Defensive domain registration is a low-cost move that protects a high-value asset.
Frequently Asked Questions
Does a shorter domain name rank higher on Google?
No, not directly. Ahrefs research found no significant correlation between domain length and Google rankings.
Character length shapes user behavior and trust. Those behaviors can influence rankings indirectly through CTR and branded search volume, but character count is not a direct ranking factor.
Is .co.za better for SEO than .com in South Africa?
Yes, for local search in South Africa. Google uses the .co.za extension as a geotargeting signal. That means your site is more likely to appear in Google.co.za results for South African users. For purely local businesses, .co.za is the stronger choice across both trust and local SEO.
How long should my domain name be?
Aim for 6-14 characters for the strongest combination of brand recall and mobile readability. Up to 20 characters can work if a descriptive term adds genuine clarity. Anything above 20 characters risks both credibility and mobile usability in the South African market.
Does domain length affect click-through rates in search results?
Yes. A short, clean domain in a search result increases user confidence in the link. Higher click-through rates send positive user behavior signals to Google over time. This indirect path is the real SEO value of a well-named domain.
What makes a domain name trustworthy to South African consumers?
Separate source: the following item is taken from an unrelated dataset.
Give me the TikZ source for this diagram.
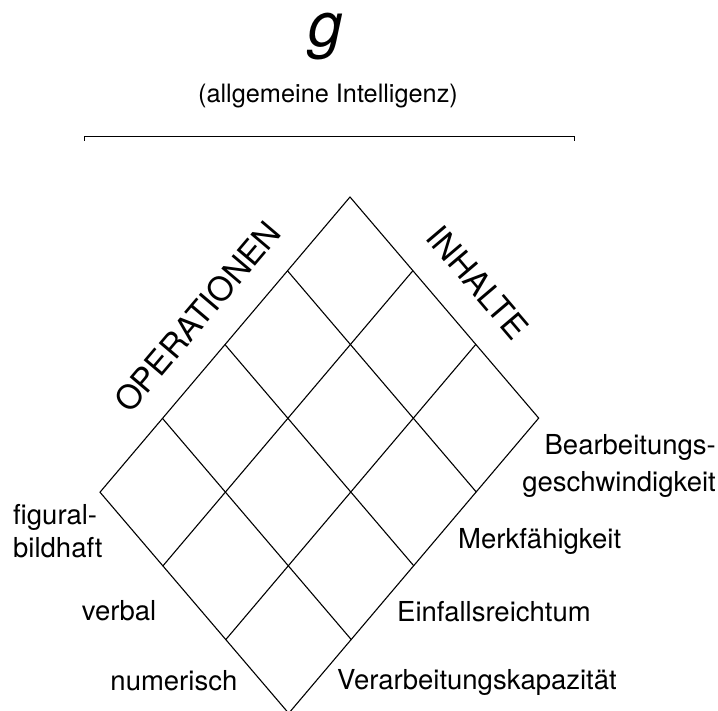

Three factors carry the most weight in this market: a .co.za extension, a name under 15 characters, and the absence of hyphens or numbers. Together, these signals that your brand is local, professional, and legitimate. In a market where eight in ten internet users are skeptical of online information, every trust signal counts.
Get The Best ZA Domain Name
A .co.za extension and a name under 15 characters will do more for your brand trust and local SEO than any amount of keyword stuffing into a long domain name ever will.
Pick a name people can say, type, and remember. Register it for multiple years. Then build the brand that makes the name worth searching for.